As ONG que tentam ser autônomas têm dificuldade de conquistar chamadas, de captar recurso, são vistas atravessadas pelo Estado e pelos Governos. É como se não merecessem a confiança deles, mesmo que tenha o melhor trabalho do mundo! Boa é aquela que faz a campanha do deputado do partido! Que perdeu a capacidade de criticar. Os dirigentes políticos não reconhecem uma ONG autônoma e independente, com pensamento próprio, com atividade própria. Só aceitam se for a favor ou de oposição.
5. Para continuar
Exemplos como o do caso do Ministério dos Esportes é típico desse movimento avassalador, descendente, de Brasília para os Estados, como um rolo compressor sobre as ONG, exigindo que as ONG se comportem como o Estado, inversamente ao anterior que era as ONG influenciando o Estado e os Governos. Há uma mudança histórica, que sugere re-significação do papel das ONG, dos Governos, do Estado, da sociedade civil.
Precisamos de um mutirão de idéias, de pontos de vista, de produção intelectual, de intercâmbio. A necessidade de um debate mais amplo, mais aberto é urgente. Há muitas concepções de sociedade, de estado e de governo subjacentes ao fenômeno que precisam vir a tona, serem mais explicitadas, sob pena de ficarmos ao sabor das emoções, dos acontecimentos e do imediatismo.

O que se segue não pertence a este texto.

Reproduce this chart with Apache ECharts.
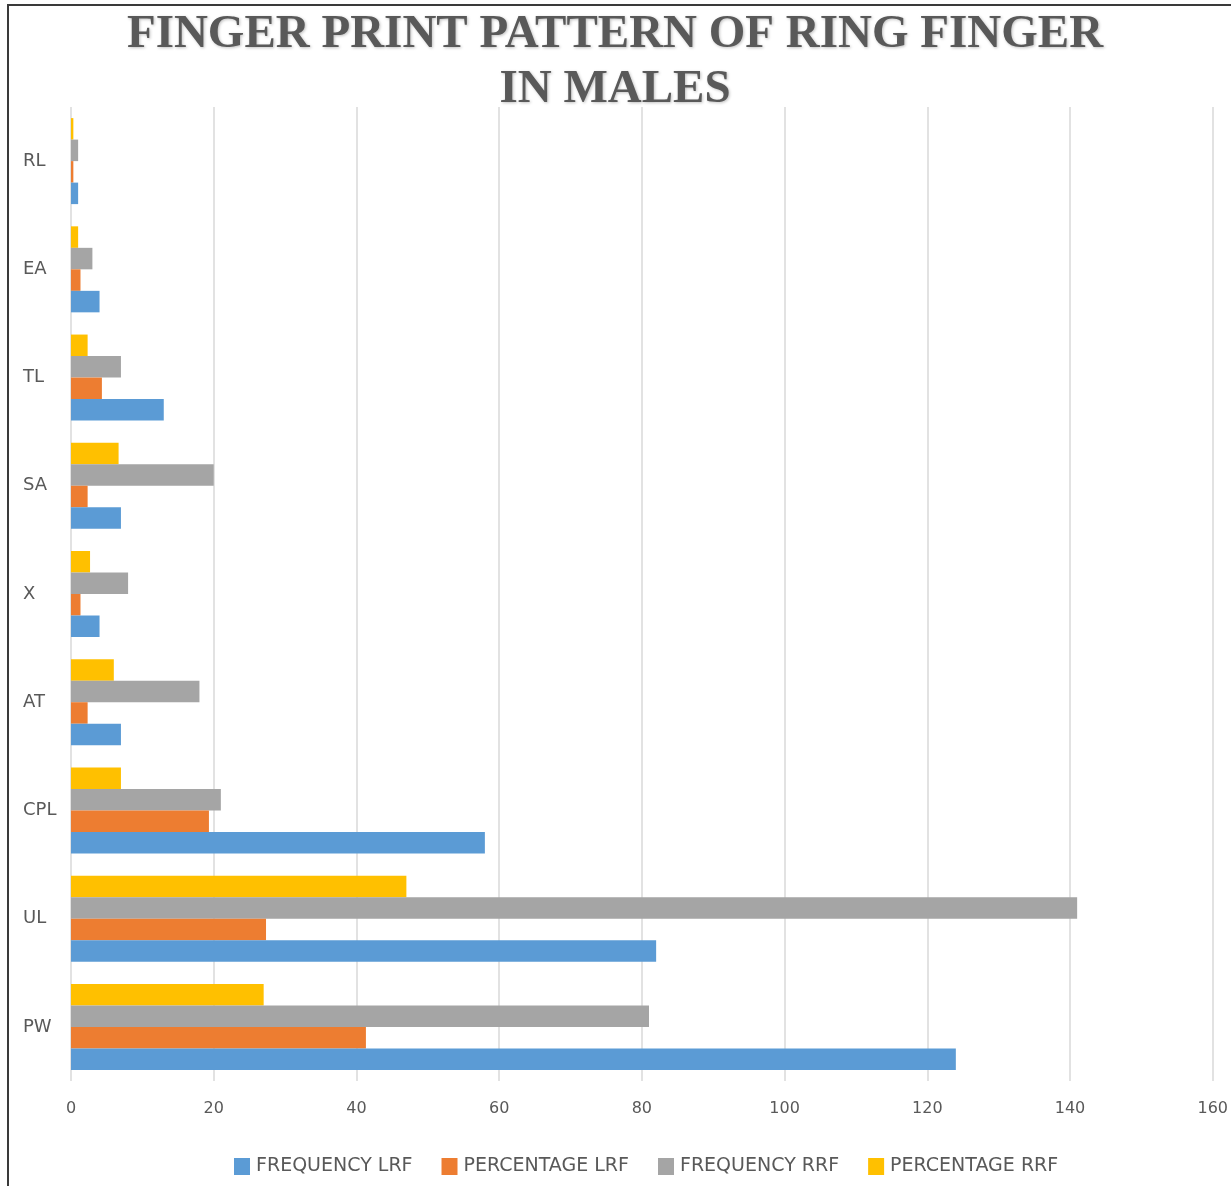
<!DOCTYPE html>
<html>
<head>
<meta charset="utf-8">
<script src="https://cdn.jsdelivr.net/npm/echarts@6/dist/echarts.min.js"></script>
<style>
  html, body { margin: 0; padding: 0; background: #fff; overflow: hidden; }
  #chart {
    position: absolute; left: 7px; top: 4px;
    width: 1222px; height: 1180px;
    border-left: 2px solid #3a3a3a; border-top: 2px solid #3a3a3a;
  }
</style>
</head>
<body>
<div id="chart"></div>
<script>
// categories, bottom to top
const categories = ['PW', 'UL', 'CPL', 'AT', 'X', 'SA', 'TL', 'EA', 'RL']
const seriesNames = ['FREQUENCY LRF', 'PERCENTAGE LRF', 'FREQUENCY RRF', 'PERCENTAGE RRF']
const colors = ['#5B9BD5', '#ED7D31', '#A5A5A5', '#FFC000']

const frequencyLrf = [124, 82, 58, 7, 4, 7, 13, 4, 1]
const percentageLrf = [41.33, 27.33, 19.33, 2.33, 1.33, 2.33, 4.33, 1.33, 0.33]
const frequencyRrf = [81, 141, 21, 18, 8, 20, 7, 3, 1]
const percentageRrf = [27, 47, 7, 6, 2.67, 6.67, 2.33, 1, 0.33]

const xTicks = { min: 0, max: 160, interval: 20 }

const chart = echarts.init(document.getElementById('chart'))
const values = [frequencyLrf, percentageLrf, frequencyRrf, percentageRrf]

// ECharts stacks series top-down inside a band, so add them in reverse
// to keep FREQUENCY LRF at the bottom like the original
const series = seriesNames.map((name, i) => ({
  name,
  type: 'bar',
  data: values[i],
  barWidth: 21.5,
  barGap: 0,
  itemStyle: { color: colors[i] }
})).reverse()

chart.setOption({
  animation: false,
  title: {
    text: 'FINGER PRINT PATTERN OF RING FINGER\nIN MALES',
    left: 601, top: -4, textAlign: 'center',
    textStyle: {
      fontFamily: 'Liberation Serif', fontWeight: 'bold',
      fontSize: 47, lineHeight: 55, color: '#595959',
      textShadowColor: 'rgba(0,0,0,0.25)', textShadowBlur: 3, textShadowOffsetX: 1, textShadowOffsetY: 1
    }
  },
  legend: {
    data: seriesNames,
    left: 220, top: 1146,
    itemWidth: 16, itemHeight: 17, itemGap: 29,
    icon: 'rect',
    textStyle: { fontFamily: 'DejaVu Sans', fontSize: 19, color: '#595959', padding: [0, 0, 0, 1] }
  },
  grid: { left: 62, right: 18, top: 101, bottom: 105 },
  xAxis: {
    type: 'value',
    min: xTicks.min, max: xTicks.max, interval: xTicks.interval,
    axisLine: { show: false },
    axisTick: { show: false },
    axisLabel: { fontFamily: 'DejaVu Sans', fontSize: 16, color: '#595959', margin: 20 },
    splitLine: { lineStyle: { color: '#D9D9D9', width: 1.5 } }
  },
  yAxis: {
    type: 'category',
    data: categories,
    axisLine: { show: false },
    axisTick: { show: false },
    axisLabel: { fontFamily: 'DejaVu Sans', fontSize: 18, color: '#595959', align: 'left', margin: 48 }
  },
  series
})
</script>
</body>
</html>
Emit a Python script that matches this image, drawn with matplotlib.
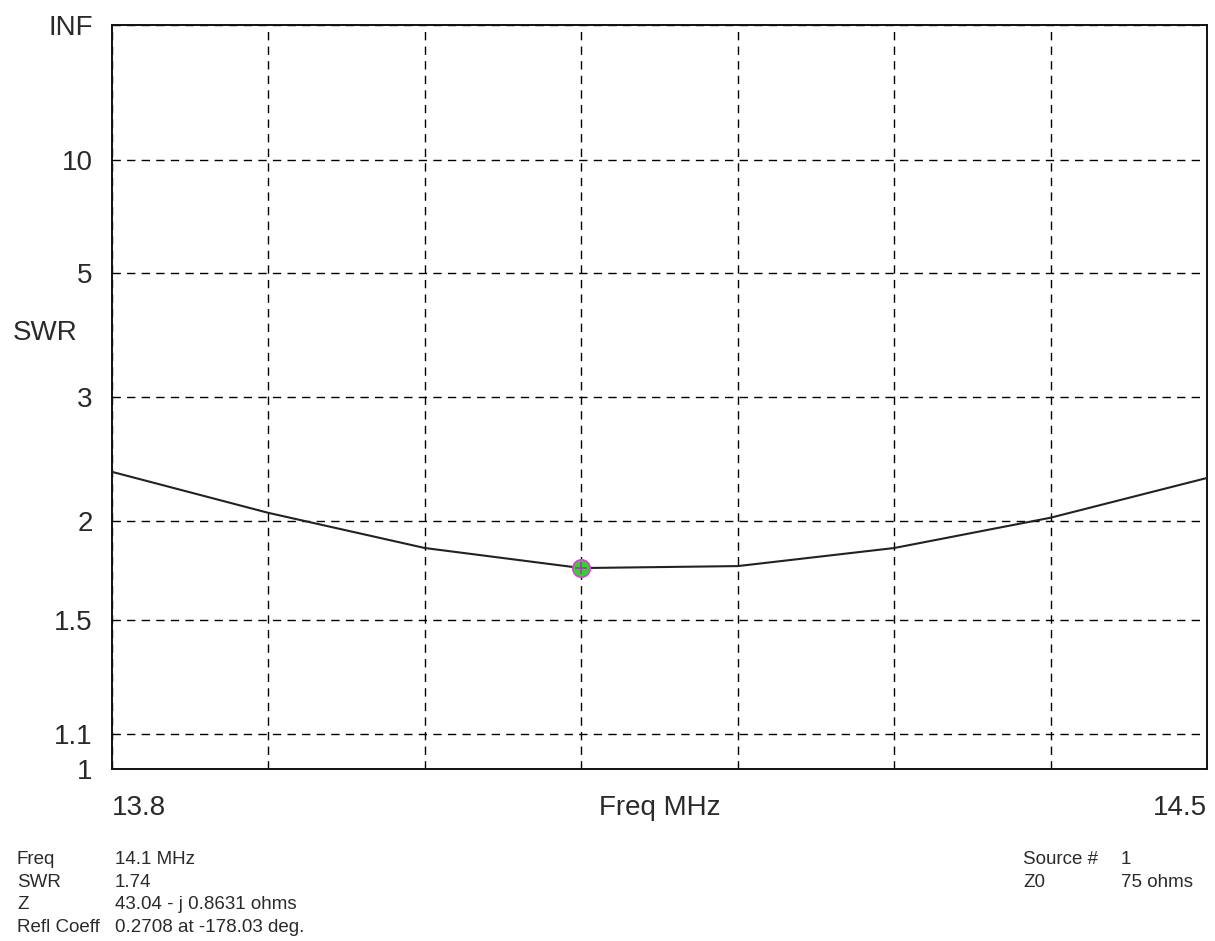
import numpy as np
import matplotlib.pyplot as plt

# SWR sweep
freq = [13.8, 13.9, 14.0, 14.1, 14.2, 14.3, 14.4, 14.5]
swr = [2.33, 2.05, 1.845, 1.74, 1.75, 1.845, 2.02, 2.285]

cursor_freq = 14.1
cursor_swr = 1.74

swr_ticks = [1, 1.1, 1.5, 2, 3, 5, 10, 1e9]
swr_labels = ['1', '1.1', '1.5', '2', '3', '5', '10', 'INF']
freq_grid = [13.8, 13.9, 14.0, 14.1, 14.2, 14.3, 14.4, 14.5]

info_left = [('Freq', '14.1 MHz'),
             ('SWR', '1.74'),
             ('Z', '43.04 - j 0.8631 ohms'),
             ('Refl Coeff', '0.2708 at -178.03 deg.')]
info_right = [('Source #', '1'), ('Z0', '75 ohms')]

plt.rcParams['font.family'] = ['Liberation Sans', 'DejaVu Sans']
txt = '#2a2a2a'


def to_rho(s):
    # SWR axis is linear in reflection coefficient magnitude
    s = np.asarray(s, dtype=float)
    return (s - 1) / (s + 1)


def from_rho(r):
    r = np.clip(np.asarray(r, dtype=float), -0.999999, 1 - 1e-12)
    return (1 + r) / (1 - r)


W, H = 1215, 941
fig = plt.figure(figsize=(W / 100, H / 100), dpi=100)
ax = fig.add_axes([112 / W, 1 - 769 / H, (1207 - 112) / W, (769 - 25) / H])

ax.set_yscale('function', functions=(to_rho, from_rho))
ax.set_ylim(1, 1e9)
ax.set_xlim(13.8, 14.5)

ax.set_yticks(swr_ticks)
ax.set_yticklabels(swr_labels)
ax.set_xticks(freq_grid)
ax.set_xticklabels(['13.8'] + [''] * 6 + ['14.5'])
xl = ax.get_xticklabels()
xl[0].set_ha('left')
xl[-1].set_ha('right')
ax.minorticks_off()

ax.tick_params(length=0, labelsize=20, labelcolor=txt)
ax.tick_params(axis='y', pad=14)
ax.tick_params(axis='x', pad=19)

ax.grid(True, color='black', linewidth=1.0, linestyle=(0, (6, 4.5)))
for sp in ax.spines.values():
    sp.set_linewidth(1.4)
    sp.set_color('#111111')

ax.plot(freq, swr, color='#222222', linewidth=1.5, zorder=3)
ax.plot([cursor_freq], [cursor_swr], 'o', markersize=12.5,
        markerfacecolor='#22dd22', markeredgecolor='#ee33ee',
        markeredgewidth=1.2, zorder=4)
ax.plot([cursor_freq], [cursor_swr], '+', markersize=9, color='#cc22cc',
        markeredgewidth=1.2, zorder=5)

ax.set_xlabel('Freq MHz', fontsize=20, color=txt, labelpad=-19)

fig.text(13 / W, 1 - 333 / H, 'SWR', fontsize=20, color=txt,
         ha='left', va='center')

for i, (k, v) in enumerate(info_left):
    yb = 1 - (864 + i * 22.6) / H
    fig.text(17 / W, yb, k, fontsize=13.5, color=txt, va='baseline')
    fig.text(115 / W, yb, v, fontsize=13.5, color=txt, va='baseline')

for i, (k, v) in enumerate(info_right):
    yb = 1 - (864 + i * 22.6) / H
    fig.text(1023 / W, yb, k, fontsize=13.5, color=txt, va='baseline')
    fig.text(1121 / W, yb, v, fontsize=13.5, color=txt, va='baseline')

fig.savefig('out.png', dpi=100, facecolor='white')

Esse texto pretende ser apenas um tijolo nessa construção. É um ponto de vista particular do autor, aberto a complementações, críticas, sugestões. Se servir como uma oportunidade de aprofundar a temática o autor se dá por satisfeito.
29 de outubro de 2011.
[1] . Azazel era o nome dado a esse local do deserto, que significa na língua original, destinado a se distanciar ou afastar-se. Nota da versão francesa da Bíblia por PIROT L e CLAMER A. pp. 125. Éditions Letouzey et Ané, Paris. 1951.